Actually, the intention for Smcsrind/Sscsrind is that each level, M, S, and VS, has a separate space of indirectly accessed registers. There should not be an inherent assumption that the different privilege levels all access shared state. In fact, the original use for the indirect register mechanism was the AIA, where the state accessed at each level is explicitly not the same. (Interrupt files and interrupt priority arrays at M level are distinct from those at S level, and distinct again from interrupt files at VS level.)

Because it's not an appropriate assumption, it should be more clearly specified that the S-level CTR entries are actually aliases of the M-level CTR entries, and likewise at VS level.

10. The chapter "State Enable Access Control" says:

If the H extension is implemented and mstateen0.CTR=1, the
hstateen0.CTR bit controls access to supervisor CTR state
(sctrcontrol, sctrstatus, and sireg* when siselect is in
0x200..0x2FF) when V=1.

Should be "when vsiselect is in 0x200..0x2FF".

11. In Section 6.1.1, "Virtualization Mode Transitions", we have:

mctrctl.M, sctrctl.{S,U}, and vsctrctl.{S,U} are used to determine
whether the source and target modes are enabled;

Because U-mode can never be the source or target of a virtualization mode transition, you could leave out bit U of HS-level sctrctl.

12. Also in Section 6.1.1:

sctrctl.LCOFIFRZ and sctrctl.BPFRZ determine whether CTR is frozen

Do you mean "is (already) frozen" or rather "becomes frozen"?

13. Section 6.4, "RAS (Return Address Stack) Emulation Mode", says:

Function returns pop the most recent call, by invalidating entry 0
(setting ctrsource.V=0) and rotating the CTR buffer, ....

Don't rotate the CTR buffer, decrement sctrstatus.WRPTR.
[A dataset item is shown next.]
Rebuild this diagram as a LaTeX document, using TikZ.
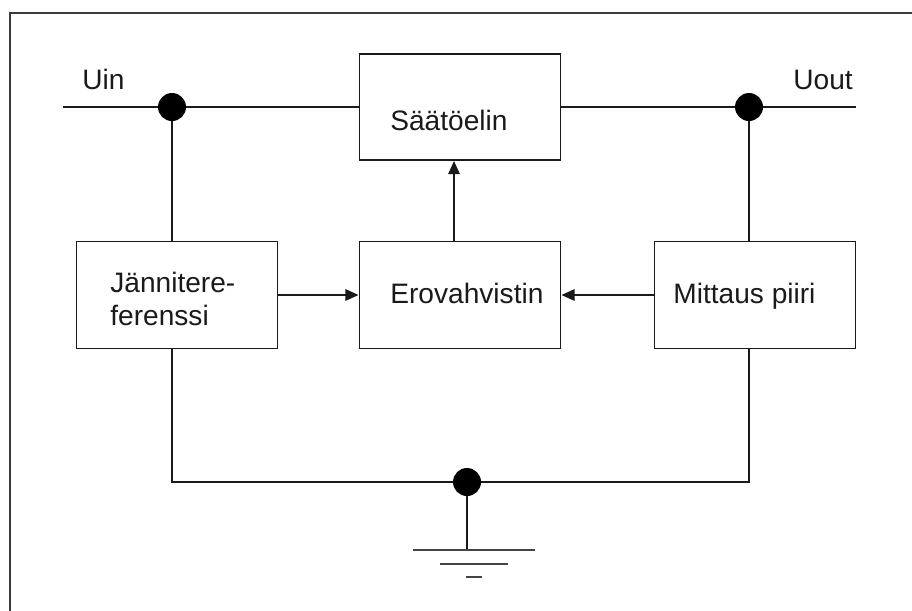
\documentclass[tikz,border=0pt]{standalone}
\usepackage{fontspec}
\setmainfont{Liberation Sans}
\usetikzlibrary{arrows.meta}
\definecolor{wireblack}{HTML}{1A1A1A}
\definecolor{framegray}{HTML}{3A3A3A}
\definecolor{groundgray}{HTML}{444444}

\begin{document}
\begin{tikzpicture}[
  x=0.02cm, y=-0.02cm,
  every node/.style={font=\fontsize{16}{18.8}\selectfont},
  wire/.style={draw=wireblack,line width=1.1pt},
  flow/.style={wire,-{Triangle[length=7.5pt,width=6.5pt]}},
  block/.style={draw=wireblack,line width=1.1pt,minimum width=4.02cm,
    minimum height=2.14cm,inner sep=0pt},
  junction/.style={circle,fill=black,minimum size=0.56cm,inner sep=0pt},
  ground/.style={draw=groundgray,line width=1.6pt},
  lbl/.style={anchor=base west,inner sep=0pt,text=wireblack}
]

% ---- canvas ----
\useasboundingbox (0,0) rectangle (912,610);
\draw[framegray,line width=1.2pt] (10,620) -- (10,13) -- (920,13);

% ---- blocks ----
\node[block,minimum height=2.12cm] (saato) at (460,107) {};
\node[block] (ero)     at (460,295) {};
\node[block] (jannite) at (177,295) {};
\node[block] (mittaus) at (755,295) {};

\node[lbl] (tsaato)    at (390,130) {Säätöelin};
\node[lbl] (tero)      at (390,303) {Erovahvistin};
\node[lbl] (tjannite1) at (110,292) {Jännitere-};
\node[lbl] (tjannite2) at (110,325) {ferenssi};
\node[lbl] (tmittaus)  at (673,303) {Mittaus piiri};

% ---- terminals and junctions ----
\coordinate (uin)  at (63,107);
\coordinate (uout) at (856,107);
\node[lbl] (tuin)  at (82,89)  {Uin};
\node[lbl] (tuout) at (793,89) {Uout};

\node[junction] (jin)  at (172,107) {};
\node[junction] (jout) at (749,107) {};
\node[junction] (jmaa) at (467,482) {};

% ---- main line ----
\draw[wire] (uin) -- (jin) -- (saato.west);
\draw[wire] (saato.east) -- (jout) -- (uout);

% ---- feedback ----
\draw[wire] (jin) -- (jin |- jannite.north);
\draw[wire] (jout) -- (jout |- mittaus.north);
\draw[flow] (jannite) -- (ero);
\draw[flow] (mittaus) -- (ero);
\draw[flow] ([xshift=-0.12cm]ero.north) -- ([xshift=-0.12cm]saato.south);

% ---- common ground ----
\draw[wire] (jin |- jannite.south) |- (jmaa) -| (jout |- mittaus.south);
\coordinate (maa) at (467,550);
\draw[wire] (jmaa) -- (maa);
\draw[ground] (413,550) -- (535,550);
\draw[ground] (440,564) -- (508,564);
\draw[ground] (466,577) -- (482,577);

\end{tikzpicture}
\end{document}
bcstrongx commented 5 months ago

Resolution:

  1. Will discuss in TG whether requiring S-mode to be implemented is acceptable. Otherwise will add mctrstatus CSR.
  2. Will fix
  3. Will fix
  4. Agreed that CTR entry registers do not need to hold invalid addresses. Because registers like epc and tval hold invalid addresses, software bugs that result in accesses to invalid addresses can be debugged without adding storage cost to CTR.
  5. Will add a non-normative statement to the spec explaining the value of requiring intervening modes to be enabled for external traps.
  6. Agreed that custom bits should require that 0 implies standard/conforming behavior, but there should be no requirement on the reset value of these (or any) bits. Will update the spec accordingly.
  7. Will add table with map of transfer type encodings to transfer type names, and a table that maps transfer type names to opcodes. Also will add use of "with/without linkage" terminology and alter the field names accordingly. 8 - 13. Will fix
bcstrongx commented 5 months ago

TG agreed that making S*ctr dependent on Supervisor mode is acceptable. Also reached out to priv arch list, no concerns expressed.